● Set task
Set down, word for word, only the lines from the start of the records through the line bearing "100, 1000, 10000];"; include no pictures.

● Entries supplied

****************

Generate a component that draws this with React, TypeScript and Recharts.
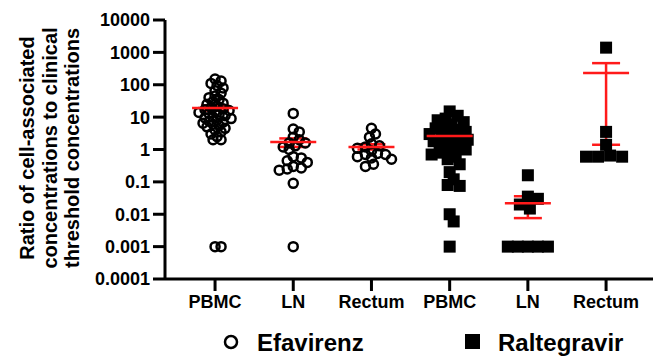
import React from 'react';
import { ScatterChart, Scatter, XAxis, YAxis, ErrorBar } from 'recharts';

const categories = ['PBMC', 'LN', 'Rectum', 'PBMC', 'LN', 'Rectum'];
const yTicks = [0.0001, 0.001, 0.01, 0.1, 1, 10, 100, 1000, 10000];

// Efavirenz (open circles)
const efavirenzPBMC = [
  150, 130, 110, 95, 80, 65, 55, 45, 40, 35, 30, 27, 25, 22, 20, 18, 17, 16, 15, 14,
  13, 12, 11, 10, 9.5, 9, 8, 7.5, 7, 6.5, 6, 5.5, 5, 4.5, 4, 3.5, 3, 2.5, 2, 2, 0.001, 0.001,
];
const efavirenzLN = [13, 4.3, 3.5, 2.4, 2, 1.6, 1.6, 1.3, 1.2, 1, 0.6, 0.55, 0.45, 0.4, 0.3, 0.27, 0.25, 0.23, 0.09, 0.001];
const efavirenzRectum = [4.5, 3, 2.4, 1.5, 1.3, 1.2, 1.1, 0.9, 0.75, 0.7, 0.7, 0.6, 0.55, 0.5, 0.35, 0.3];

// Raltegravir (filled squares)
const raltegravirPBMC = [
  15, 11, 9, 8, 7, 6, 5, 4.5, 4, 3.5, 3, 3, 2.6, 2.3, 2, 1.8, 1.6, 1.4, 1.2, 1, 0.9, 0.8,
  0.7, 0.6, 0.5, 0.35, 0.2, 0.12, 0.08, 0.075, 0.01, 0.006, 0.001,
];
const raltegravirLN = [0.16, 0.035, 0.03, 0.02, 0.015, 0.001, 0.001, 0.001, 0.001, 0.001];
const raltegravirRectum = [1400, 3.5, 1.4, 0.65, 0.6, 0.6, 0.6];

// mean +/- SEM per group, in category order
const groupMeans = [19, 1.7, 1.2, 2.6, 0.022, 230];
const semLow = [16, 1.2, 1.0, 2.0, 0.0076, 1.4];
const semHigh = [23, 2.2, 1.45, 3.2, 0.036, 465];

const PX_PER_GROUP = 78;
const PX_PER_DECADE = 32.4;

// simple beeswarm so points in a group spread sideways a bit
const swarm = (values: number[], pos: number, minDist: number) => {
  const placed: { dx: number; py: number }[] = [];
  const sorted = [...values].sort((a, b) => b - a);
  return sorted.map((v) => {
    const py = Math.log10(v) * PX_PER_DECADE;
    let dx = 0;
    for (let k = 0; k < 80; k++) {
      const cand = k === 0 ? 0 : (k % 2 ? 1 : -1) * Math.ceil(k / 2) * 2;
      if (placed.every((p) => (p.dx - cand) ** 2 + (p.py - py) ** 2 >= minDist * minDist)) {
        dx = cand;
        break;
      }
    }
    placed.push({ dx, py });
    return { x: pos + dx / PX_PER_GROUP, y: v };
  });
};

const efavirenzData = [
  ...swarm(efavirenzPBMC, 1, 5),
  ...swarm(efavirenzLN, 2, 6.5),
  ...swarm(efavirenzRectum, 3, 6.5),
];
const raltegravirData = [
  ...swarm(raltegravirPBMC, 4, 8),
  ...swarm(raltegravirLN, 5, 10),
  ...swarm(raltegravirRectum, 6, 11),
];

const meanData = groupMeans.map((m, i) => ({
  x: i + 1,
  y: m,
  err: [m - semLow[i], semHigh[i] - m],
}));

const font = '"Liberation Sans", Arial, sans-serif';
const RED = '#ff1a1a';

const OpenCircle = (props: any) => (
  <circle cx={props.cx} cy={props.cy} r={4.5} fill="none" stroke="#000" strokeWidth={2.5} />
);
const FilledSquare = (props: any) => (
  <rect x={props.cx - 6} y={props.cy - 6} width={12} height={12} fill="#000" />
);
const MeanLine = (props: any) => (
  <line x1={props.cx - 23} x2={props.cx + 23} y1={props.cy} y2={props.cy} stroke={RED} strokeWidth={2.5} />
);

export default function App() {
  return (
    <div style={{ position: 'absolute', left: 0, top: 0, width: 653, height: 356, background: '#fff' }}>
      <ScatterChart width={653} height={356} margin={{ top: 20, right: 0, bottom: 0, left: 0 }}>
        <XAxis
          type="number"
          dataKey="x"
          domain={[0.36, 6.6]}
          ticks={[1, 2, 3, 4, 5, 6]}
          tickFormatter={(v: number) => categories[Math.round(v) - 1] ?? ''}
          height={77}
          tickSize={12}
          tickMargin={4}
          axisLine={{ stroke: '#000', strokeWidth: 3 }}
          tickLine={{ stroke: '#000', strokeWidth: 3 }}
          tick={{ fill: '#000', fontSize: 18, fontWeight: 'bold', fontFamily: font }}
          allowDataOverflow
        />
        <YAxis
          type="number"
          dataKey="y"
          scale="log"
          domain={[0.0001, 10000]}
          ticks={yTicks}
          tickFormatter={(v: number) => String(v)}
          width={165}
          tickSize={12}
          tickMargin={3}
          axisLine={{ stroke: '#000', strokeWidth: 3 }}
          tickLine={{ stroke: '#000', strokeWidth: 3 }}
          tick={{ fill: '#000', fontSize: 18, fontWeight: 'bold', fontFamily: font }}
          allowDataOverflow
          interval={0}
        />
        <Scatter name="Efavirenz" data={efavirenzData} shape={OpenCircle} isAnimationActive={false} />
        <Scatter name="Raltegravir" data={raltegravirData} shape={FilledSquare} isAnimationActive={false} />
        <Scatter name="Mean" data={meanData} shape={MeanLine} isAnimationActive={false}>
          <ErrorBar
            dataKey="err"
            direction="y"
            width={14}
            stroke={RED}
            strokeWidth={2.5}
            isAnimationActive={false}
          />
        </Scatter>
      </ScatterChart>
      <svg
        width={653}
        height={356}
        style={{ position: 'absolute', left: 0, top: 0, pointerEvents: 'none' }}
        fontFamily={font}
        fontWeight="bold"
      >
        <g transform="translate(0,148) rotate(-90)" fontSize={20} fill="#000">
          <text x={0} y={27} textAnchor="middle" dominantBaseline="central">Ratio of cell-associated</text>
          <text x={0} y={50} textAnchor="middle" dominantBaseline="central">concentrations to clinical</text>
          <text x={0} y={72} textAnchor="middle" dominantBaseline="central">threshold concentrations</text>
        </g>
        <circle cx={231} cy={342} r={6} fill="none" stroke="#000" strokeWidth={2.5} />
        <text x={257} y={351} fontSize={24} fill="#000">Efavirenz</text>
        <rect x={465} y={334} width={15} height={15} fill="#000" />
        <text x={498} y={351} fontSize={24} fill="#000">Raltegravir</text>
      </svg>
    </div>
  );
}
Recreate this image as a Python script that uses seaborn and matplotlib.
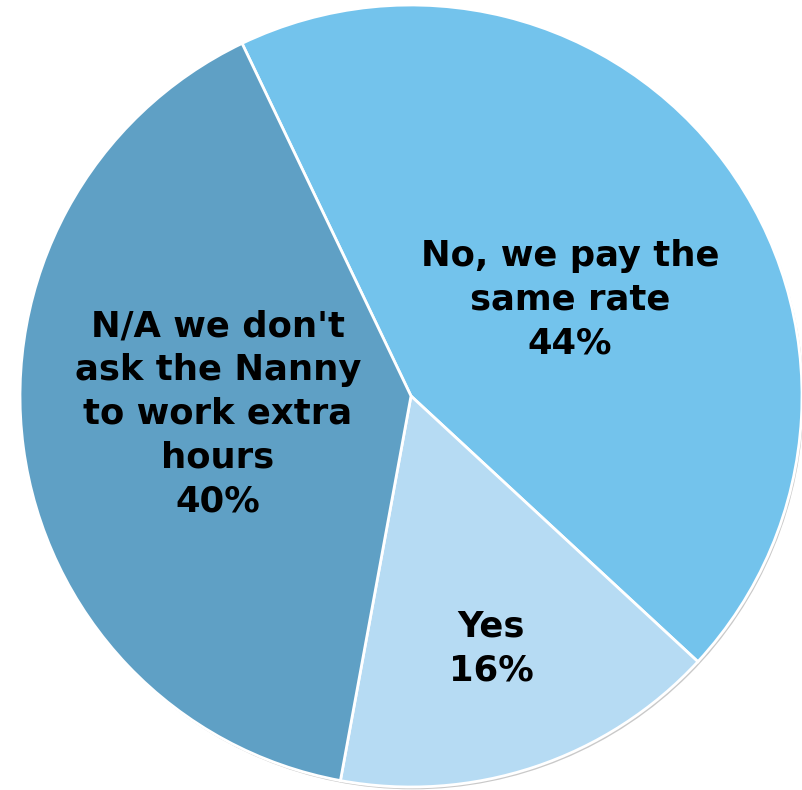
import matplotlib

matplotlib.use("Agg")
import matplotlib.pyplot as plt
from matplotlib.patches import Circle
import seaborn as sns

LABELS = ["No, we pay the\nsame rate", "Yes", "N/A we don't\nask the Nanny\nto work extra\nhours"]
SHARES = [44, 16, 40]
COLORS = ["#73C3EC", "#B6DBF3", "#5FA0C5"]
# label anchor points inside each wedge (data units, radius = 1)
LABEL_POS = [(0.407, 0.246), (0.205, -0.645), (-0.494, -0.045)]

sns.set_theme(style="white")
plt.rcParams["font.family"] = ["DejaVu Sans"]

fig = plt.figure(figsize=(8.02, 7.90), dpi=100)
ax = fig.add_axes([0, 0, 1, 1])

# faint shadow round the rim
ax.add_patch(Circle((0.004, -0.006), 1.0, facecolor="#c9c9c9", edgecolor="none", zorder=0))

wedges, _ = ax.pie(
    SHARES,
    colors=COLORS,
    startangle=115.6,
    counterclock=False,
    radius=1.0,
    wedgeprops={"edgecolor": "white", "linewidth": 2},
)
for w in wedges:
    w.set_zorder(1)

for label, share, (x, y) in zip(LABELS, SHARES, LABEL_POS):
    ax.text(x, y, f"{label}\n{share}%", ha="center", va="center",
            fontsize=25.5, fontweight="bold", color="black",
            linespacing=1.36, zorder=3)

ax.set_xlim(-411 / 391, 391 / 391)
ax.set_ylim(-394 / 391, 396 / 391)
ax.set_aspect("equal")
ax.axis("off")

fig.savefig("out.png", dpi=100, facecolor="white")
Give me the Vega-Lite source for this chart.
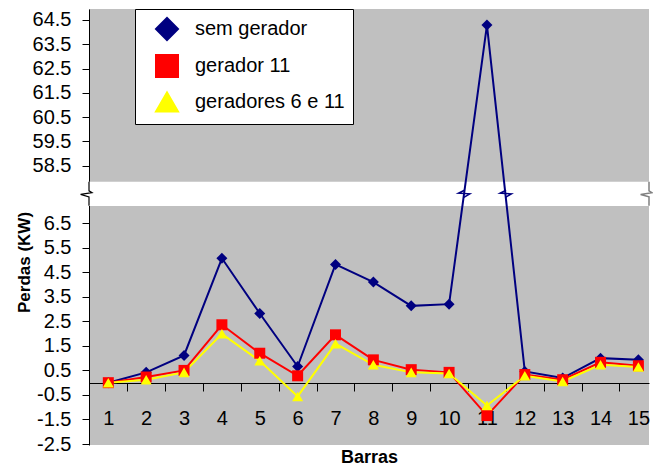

****************

● Right answer
Generate a component that draws this with React, TypeScript and Recharts.
import React from 'react';
import { ScatterChart, Scatter, XAxis, YAxis, ErrorBar } from 'recharts';

const categories = ['PBMC', 'LN', 'Rectum', 'PBMC', 'LN', 'Rectum'];
const yTicks = [0.0001, 0.001, 0.01, 0.1, 1, 10, 100, 1000, 10000];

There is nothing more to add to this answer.